Starting at the first line of the listing below, repeat each line up to and including the one containing "const watermark = 'www.284mp3.com';". Leave out pictures.

START Data to use

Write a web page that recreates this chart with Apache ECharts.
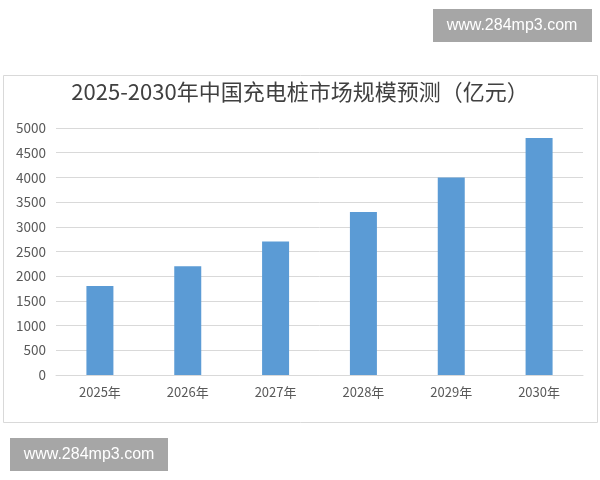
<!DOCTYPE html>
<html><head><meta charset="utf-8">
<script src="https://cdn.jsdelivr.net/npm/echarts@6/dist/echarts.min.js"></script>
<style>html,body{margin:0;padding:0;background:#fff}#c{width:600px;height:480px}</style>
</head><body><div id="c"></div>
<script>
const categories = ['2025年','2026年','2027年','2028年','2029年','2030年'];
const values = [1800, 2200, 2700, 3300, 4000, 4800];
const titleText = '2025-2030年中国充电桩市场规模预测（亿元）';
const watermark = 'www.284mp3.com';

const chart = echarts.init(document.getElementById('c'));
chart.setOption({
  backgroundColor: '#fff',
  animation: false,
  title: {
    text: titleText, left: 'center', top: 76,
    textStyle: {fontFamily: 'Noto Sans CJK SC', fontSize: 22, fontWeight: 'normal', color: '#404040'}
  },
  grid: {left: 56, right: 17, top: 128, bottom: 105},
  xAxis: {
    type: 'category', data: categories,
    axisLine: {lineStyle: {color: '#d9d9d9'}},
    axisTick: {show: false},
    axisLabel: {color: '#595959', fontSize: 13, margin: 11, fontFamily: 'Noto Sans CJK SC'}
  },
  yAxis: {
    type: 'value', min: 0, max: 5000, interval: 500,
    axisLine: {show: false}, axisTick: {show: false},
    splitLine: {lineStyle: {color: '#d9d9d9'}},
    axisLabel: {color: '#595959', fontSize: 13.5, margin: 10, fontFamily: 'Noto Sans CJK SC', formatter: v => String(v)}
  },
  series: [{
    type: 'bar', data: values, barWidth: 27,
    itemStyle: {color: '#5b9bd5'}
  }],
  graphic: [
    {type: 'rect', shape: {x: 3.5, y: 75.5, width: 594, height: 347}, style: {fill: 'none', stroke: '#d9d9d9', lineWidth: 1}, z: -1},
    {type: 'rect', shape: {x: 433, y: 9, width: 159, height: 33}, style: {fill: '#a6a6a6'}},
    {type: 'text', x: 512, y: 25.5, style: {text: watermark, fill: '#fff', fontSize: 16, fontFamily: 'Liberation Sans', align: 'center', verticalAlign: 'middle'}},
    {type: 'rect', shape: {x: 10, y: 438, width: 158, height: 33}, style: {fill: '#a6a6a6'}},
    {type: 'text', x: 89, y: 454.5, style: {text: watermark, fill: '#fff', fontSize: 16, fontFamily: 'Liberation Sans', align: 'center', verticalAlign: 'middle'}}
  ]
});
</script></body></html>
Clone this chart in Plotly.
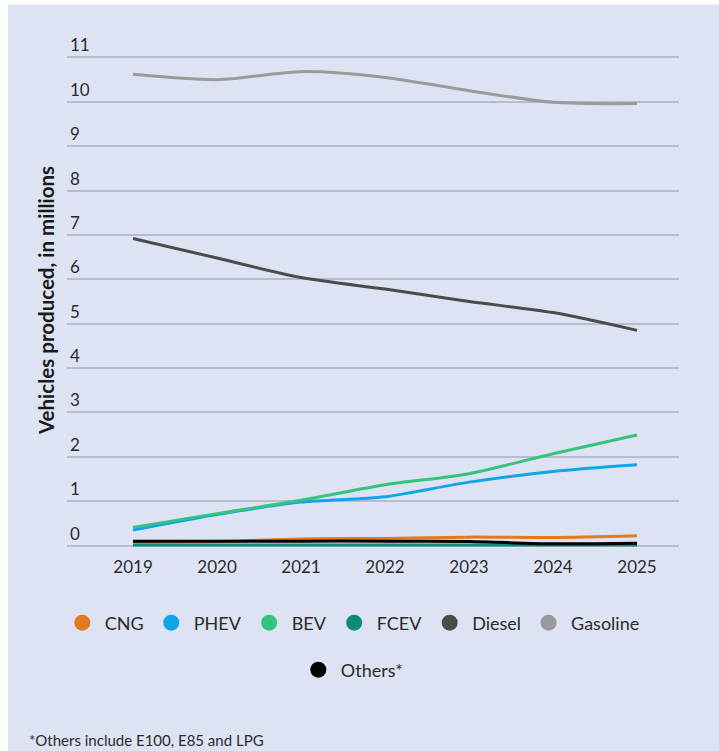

END Data to use

• Result of this exercise
Write a web page that recreates this chart with Apache ECharts.
<!DOCTYPE html>
<html><head><meta charset="utf-8">
<script src="https://cdn.jsdelivr.net/npm/echarts@6/dist/echarts.min.js"></script>
<style>html,body{margin:0;padding:0;background:#fff}#c{width:600px;height:480px}</style>
</head><body><div id="c"></div>
<script>
const categories = ['2025年','2026年','2027年','2028年','2029年','2030年'];
const values = [1800, 2200, 2700, 3300, 4000, 4800];
const titleText = '2025-2030年中国充电桩市场规模预测（亿元）';
const watermark = 'www.284mp3.com';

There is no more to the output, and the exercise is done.